Reading LaHaye's blockbusters about the Rapture
Published 04.20.05
How do you commence with the end times?

Start at the beginning by reading Left Behind, the first book in a series of religious techno-thrillers. Co-authors Tim LaHaye and Jerry B. Jenkins launched a franchise whose popularity approaches biblical proportions: The New York Times estimates the 12 books have sold 50 million copies, and that doesn't include movie tie-ins, children's spin-offs, etc.

Imagine shuffling pages from Revelations into a mass market, Tom Clancy-style airport paperback, and you'll get a sense of the Left Behind experience. The book begins when the Rapture happens. Millions of good Christians vanish into thin air. The remaining population stands around going "Whaaa ...?" and then sees the first signs of Armageddon: geopolitical strife, weird weather, and the rise of a Romanian Robert Redford look-alike named Nicolae Carpathia who is actually the Antichrist and plans to use the United Nations for global dominion.

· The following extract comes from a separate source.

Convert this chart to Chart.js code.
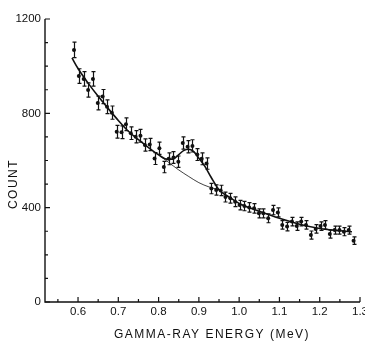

On the side of the angels are a band of former atheists, lapsed church-goers and even a priest who lost faith. They renew their faith in God and form a secret resistance cell.

Calling themselves the "Tribulation Force," the good guys oppose the Antichrist and convert people to Christianity before the Second Coming. With its spectacular disasters and globe-trotting story, Left Behind has spectacle to spare, but the prose and characterization hover just below the level of your average "Star Trek" novel.

Like The Da Vinci Code, Left Behind provides a shlocky pop pretext for thinking about churchy issues. Much as their early Christian counterparts overcame Roman oppression, Left Behind's downtrodden heroes unite against evil. It's like getting a Sunday church service and an action movie in a single sitting.

But there's an essential weirdness to it. The avowedly Christian narrative permits no profanity and virtually no displays of sinfulness, beyond the Antichrist executing people. Nothing in Left Behind would disqualify it for a Christian TV adaptation (although the heroes' porn-star names, like Buck Williams and Rayford Steele, suggest the escape of some darker literary impulses).

Artists as disparate as Graham Greene and Martin Scorsese have explored the redemption of deeply sinful characters, but Left Behind presents a fairly tame bunch of folks who start out as "fallen." Airline pilot Rayford was "left behind" because he had lust in his heart for a comely stewardess - but never acted on it. "Not only was he guilty of lusting after a woman to whom he had no right, but he was still such a klutz he hadn't even known how to pursue her."

Leaving behind the notion of what "rights" Rayford would have for a woman, if a character never did anything bad, and if he subsequently resisted temptation with such ease, does his redemption really mean that much?

For a story of Earth on the brink of Judgment Day, the stakes in Left Behind seem surprisingly small. Can the apocalypse really be rated G?

Left Behind: A Novel of the Earth's Last Days. By Tim LaHaye and Jerry B. Jenkins. Tyndale House Publishers. $14.99. 320 pages.